Stated problem » Give the listing again exactly, omitting its images.

(Source code of charts)

--- START ---

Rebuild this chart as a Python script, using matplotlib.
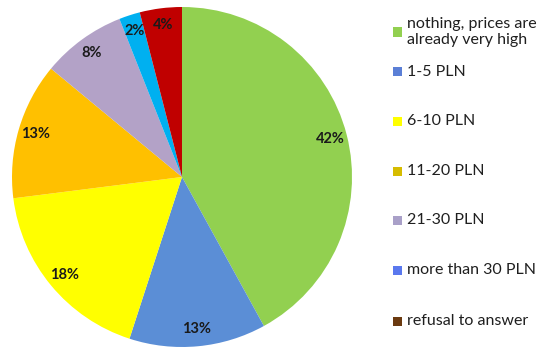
import matplotlib.pyplot as plt
from matplotlib.patches import Rectangle

plt.rcParams['font.family'] = ['Lato', 'DejaVu Sans']

labels = ['nothing, prices are\nalready very high', '1-5 PLN', '6-10 PLN', '11-20 PLN',
          '21-30 PLN', 'more than 30 PLN', 'refusal to answer']
shares = [42, 13, 18, 13, 8, 2, 4]
pie_colors = ['#92D050', '#5B8ED6', '#FFFF00', '#FFC000', '#B3A2C7', '#00B0F0', '#C00000']
legend_colors = ['#92D050', '#5B7FD6', '#FFFF00', '#D6BC00', '#A9A0C8', '#5A78EE', '#6B3A10']

fig = plt.figure(figsize=(5.5, 3.57), dpi=100)
ax = fig.add_axes([12 / 550, 10 / 357, 340 / 550, 340 / 357])
wedges, texts, autotexts = ax.pie(shares, colors=pie_colors, startangle=90, counterclock=False,
                                  radius=1, autopct='%d%%', pctdistance=0.9,
                                  textprops=dict(fontsize=10.5, fontweight='bold', color='#1A1A1A'))
ax.set_xlim(-1, 1)
ax.set_ylim(-1, 1)

# legend drawn by hand, rows are not evenly spaced in the original
row_y = [32, 72, 121, 171, 220, 270, 321]
for lab, c, y in zip(labels, legend_colors, row_y):
    yf = 1 - y / 357
    fig.patches.append(Rectangle((393 / 550, yf - 4.5 / 357), 9 / 550, 9 / 357,
                                 facecolor=c, edgecolor='none', transform=fig.transFigure))
    fig.text(407 / 550, yf, lab, fontsize=11.5, va='center', ha='left', color='#1F1F1F',
             linespacing=1.2)

fig.savefig('out.png', dpi=100)
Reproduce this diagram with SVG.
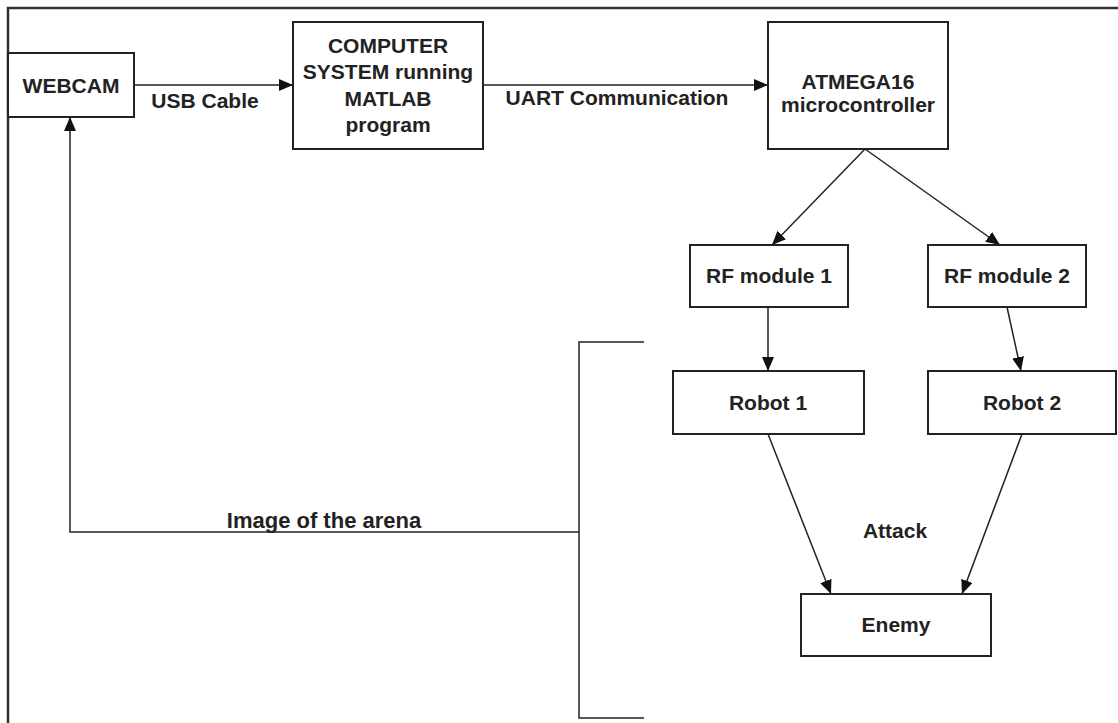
<svg xmlns="http://www.w3.org/2000/svg" width="1118" height="723" viewBox="0 0 1118 723">
<defs>
<style>
.box{fill:#fff;stroke:#222;stroke-width:2}
.ln{fill:none;stroke:#222;stroke-width:1.5}
.frame{fill:none;stroke:#333;stroke-width:2.5}
.t{font-family:"Liberation Sans",Arial,sans-serif;font-weight:bold;font-size:21px;fill:#222;text-anchor:middle}
</style>
<marker id="ah" viewBox="0 0 14 12" refX="14" refY="6" markerWidth="14" markerHeight="12" markerUnits="userSpaceOnUse" orient="auto">
<path d="M0,0 L14,6 L0,12 Z" fill="#111"/>
</marker>
</defs>
<rect width="1118" height="723" fill="#fff"/>
<path class="frame" d="M8,740 L8,8 L1130,8"/>
<g id="connectors">
<line class="ln" x1="134" y1="85" x2="293" y2="85" marker-end="url(#ah)"/>
<line class="ln" x1="483" y1="85" x2="768" y2="85" marker-end="url(#ah)"/>
<line class="ln" x1="865" y1="149" x2="772" y2="245" marker-end="url(#ah)"/>
<line class="ln" x1="865" y1="149" x2="1000" y2="245" marker-end="url(#ah)"/>
<line class="ln" x1="768" y1="307" x2="768" y2="371" marker-end="url(#ah)"/>
<line class="ln" x1="1007" y1="307" x2="1021" y2="371" marker-end="url(#ah)"/>
<line class="ln" x1="768" y1="434" x2="831" y2="594" marker-end="url(#ah)"/>
<line class="ln" x1="1022" y1="434" x2="962" y2="594" marker-end="url(#ah)"/>
<path class="ln" d="M644,342 L579,342 L579,718 L644,718"/>
<path class="ln" d="M579,532 L70,532 L70,117" marker-end="url(#ah)"/>
<text class="t" x="205" y="108">USB Cable</text>
<text class="t" x="617" y="105">UART Communication</text>
<text class="t" x="324" y="528" style="font-size:22px">Image of the arena</text>
<text class="t" x="895" y="538">Attack</text>
</g>
<g id="webcam"><rect class="box" x="8" y="53" width="126" height="64"/><text class="t" x="71" y="93">WEBCAM</text></g>
<g id="computer"><rect class="box" x="293" y="22" width="190" height="127"/>
<text class="t" x="388" y="53">COMPUTER</text><text class="t" x="388" y="79">SYSTEM running</text><text class="t" x="388" y="106">MATLAB</text><text class="t" x="388" y="132">program</text></g>
<g id="atmega"><rect class="box" x="768" y="22" width="180" height="127"/>
<text class="t" x="858" y="89">ATMEGA16</text><text class="t" x="858" y="112">microcontroller</text></g>
<g id="rf1"><rect class="box" x="690" y="245" width="158" height="62"/><text class="t" x="769" y="283">RF module 1</text></g>
<g id="rf2"><rect class="box" x="928" y="245" width="158" height="62"/><text class="t" x="1007" y="283">RF module 2</text></g>
<g id="robot1"><rect class="box" x="673" y="371" width="191" height="63"/><text class="t" x="768" y="410">Robot 1</text></g>
<g id="robot2"><rect class="box" x="928" y="371" width="188" height="63"/><text class="t" x="1022" y="410">Robot 2</text></g>
<g id="enemy"><rect class="box" x="801" y="594" width="190" height="62"/><text class="t" x="896" y="632">Enemy</text></g>
</svg>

--- END ---

Solved exercise »
Rebuild this chart as a Python script, using matplotlib.
import matplotlib.pyplot as plt
from matplotlib.patches import Rectangle

plt.rcParams['font.family'] = ['Lato', 'DejaVu Sans']

labels = ['nothing, prices are\nalready very high', '1-5 PLN', '6-10 PLN', '11-20 PLN',
          '21-30 PLN', 'more than 30 PLN', 'refusal to answer']
shares = [42, 13, 18, 13, 8, 2, 4]
pie_colors = ['#92D050', '#5B8ED6', '#FFFF00', '#FFC000', '#B3A2C7', '#00B0F0', '#C00000']
legend_colors = ['#92D050', '#5B7FD6', '#FFFF00', '#D6BC00', '#A9A0C8', '#5A78EE', '#6B3A10']

fig = plt.figure(figsize=(5.5, 3.57), dpi=100)
ax = fig.add_axes([12 / 550, 10 / 357, 340 / 550, 340 / 357])
wedges, texts, autotexts = ax.pie(shares, colors=pie_colors, startangle=90, counterclock=False,
                                  radius=1, autopct='%d%%', pctdistance=0.9,
                                  textprops=dict(fontsize=10.5, fontweight='bold', color='#1A1A1A'))
ax.set_xlim(-1, 1)
ax.set_ylim(-1, 1)

# legend drawn by hand, rows are not evenly spaced in the original
row_y = [32, 72, 121, 171, 220, 270, 321]
for lab, c, y in zip(labels, legend_colors, row_y):
    yf = 1 - y / 357
    fig.patches.append(Rectangle((393 / 550, yf - 4.5 / 357), 9 / 550, 9 / 357,
                                 facecolor=c, edgecolor='none', transform=fig.transFigure))
    fig.text(407 / 550, yf, lab, fontsize=11.5, va='center', ha='left', color='#1F1F1F',
             linespacing=1.2)

fig.savefig('out.png', dpi=100)
Reproduce this diagram with SVG.
<svg xmlns="http://www.w3.org/2000/svg" width="1118" height="723" viewBox="0 0 1118 723">
<defs>
<style>
.box{fill:#fff;stroke:#222;stroke-width:2}
.ln{fill:none;stroke:#222;stroke-width:1.5}
.frame{fill:none;stroke:#333;stroke-width:2.5}
.t{font-family:"Liberation Sans",Arial,sans-serif;font-weight:bold;font-size:21px;fill:#222;text-anchor:middle}
</style>
<marker id="ah" viewBox="0 0 14 12" refX="14" refY="6" markerWidth="14" markerHeight="12" markerUnits="userSpaceOnUse" orient="auto">
<path d="M0,0 L14,6 L0,12 Z" fill="#111"/>
</marker>
</defs>
<rect width="1118" height="723" fill="#fff"/>
<path class="frame" d="M8,740 L8,8 L1130,8"/>
<g id="connectors">
<line class="ln" x1="134" y1="85" x2="293" y2="85" marker-end="url(#ah)"/>
<line class="ln" x1="483" y1="85" x2="768" y2="85" marker-end="url(#ah)"/>
<line class="ln" x1="865" y1="149" x2="772" y2="245" marker-end="url(#ah)"/>
<line class="ln" x1="865" y1="149" x2="1000" y2="245" marker-end="url(#ah)"/>
<line class="ln" x1="768" y1="307" x2="768" y2="371" marker-end="url(#ah)"/>
<line class="ln" x1="1007" y1="307" x2="1021" y2="371" marker-end="url(#ah)"/>
<line class="ln" x1="768" y1="434" x2="831" y2="594" marker-end="url(#ah)"/>
<line class="ln" x1="1022" y1="434" x2="962" y2="594" marker-end="url(#ah)"/>
<path class="ln" d="M644,342 L579,342 L579,718 L644,718"/>
<path class="ln" d="M579,532 L70,532 L70,117" marker-end="url(#ah)"/>
<text class="t" x="205" y="108">USB Cable</text>
<text class="t" x="617" y="105">UART Communication</text>
<text class="t" x="324" y="528" style="font-size:22px">Image of the arena</text>
<text class="t" x="895" y="538">Attack</text>
</g>
<g id="webcam"><rect class="box" x="8" y="53" width="126" height="64"/><text class="t" x="71" y="93">WEBCAM</text></g>
<g id="computer"><rect class="box" x="293" y="22" width="190" height="127"/>
<text class="t" x="388" y="53">COMPUTER</text><text class="t" x="388" y="79">SYSTEM running</text><text class="t" x="388" y="106">MATLAB</text><text class="t" x="388" y="132">program</text></g>
<g id="atmega"><rect class="box" x="768" y="22" width="180" height="127"/>
<text class="t" x="858" y="89">ATMEGA16</text><text class="t" x="858" y="112">microcontroller</text></g>
<g id="rf1"><rect class="box" x="690" y="245" width="158" height="62"/><text class="t" x="769" y="283">RF module 1</text></g>
<g id="rf2"><rect class="box" x="928" y="245" width="158" height="62"/><text class="t" x="1007" y="283">RF module 2</text></g>
<g id="robot1"><rect class="box" x="673" y="371" width="191" height="63"/><text class="t" x="768" y="410">Robot 1</text></g>
<g id="robot2"><rect class="box" x="928" y="371" width="188" height="63"/><text class="t" x="1022" y="410">Robot 2</text></g>
<g id="enemy"><rect class="box" x="801" y="594" width="190" height="62"/><text class="t" x="896" y="632">Enemy</text></g>
</svg>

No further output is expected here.